As always, this presentation may include forward-looking statements which contain a degree of business risk and uncertainty. The company completed an exceptional fiscal year 2023, with double-digit sales growth, strong operating leverage, and robust adjusted earnings per share growth. These results were enabled by our continued focus on execution and leading technologies. In fiscal 2023, we also positioned the company to close the acquisition of National Instruments, and that closing occurred in Q1 of fiscal 2024. Our differentiated portfolio with National Instruments and accelerated investments in new to the world innovation provides a unique opportunity to solve our customers' toughest challenges and create long-term shareholder value. Moderator, are there any questions from the shareholders in attendance?

Moderator

No, we have no questions on the matters being voted on. Thank you.

Michael Tang
Senior Vice President, Secretary, and Chief Legal Officer, Emerson Electric

There being no further questions or no questions at all, we will proceed to complete the voting process. Since all shareholders have now had an adequate time to vote, I declare the polls are now closed. The preliminary voting tabulation from the Inspector of Elections shows the following as a percentage of shares present in person or by proxy and entitled to vote. Each director nominee has been elected as a director for the term indicated by a substantial majority. The compensation of the company's named executive officers has been approved by a majority of approximately 93% in favor. The proposal to amend the company's restated articles of incorporation has not received the required 85% of outstanding shares voting in favor and therefore has not been approved.
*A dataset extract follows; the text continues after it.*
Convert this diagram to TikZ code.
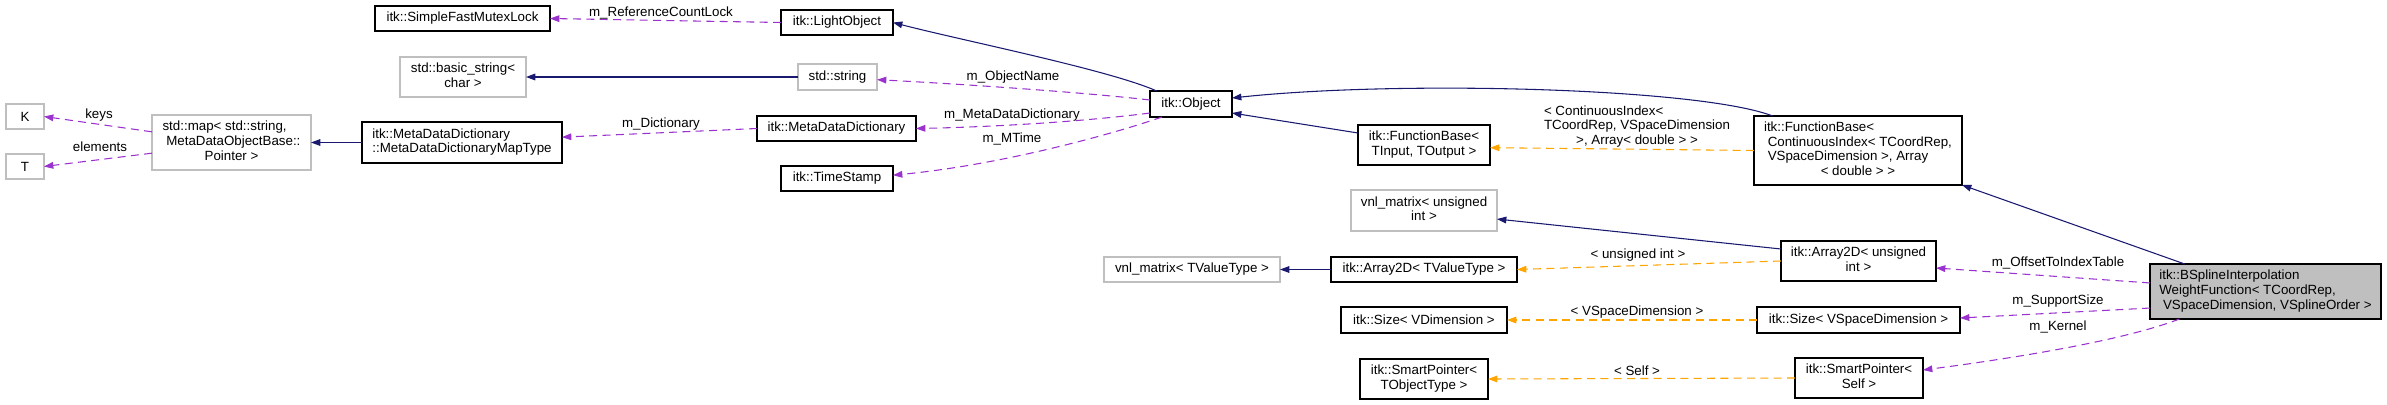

The proposal to approve the company's 2024 Equity Incentive Plan has been approved by a majority of approximately 95% of votes, votes cast. The proposal to ratify the selection of KPMG has been approved by a majority of approximately 95% in favor. The shareholder proposal on simple majority voting has received the majority in favor. The final tabulations will be disclosed in a report on Form 8-K, which will be filed by the company within the next four business days. If you are interested, you can review these results through our public SEC filings, which can be found through our investor information page on the company's website. That concludes the business of today's shareholder meeting. I declare that today's meeting is hereby adjourned.

The meeting has now concluded. Thank you for joining, and have a pleasant day.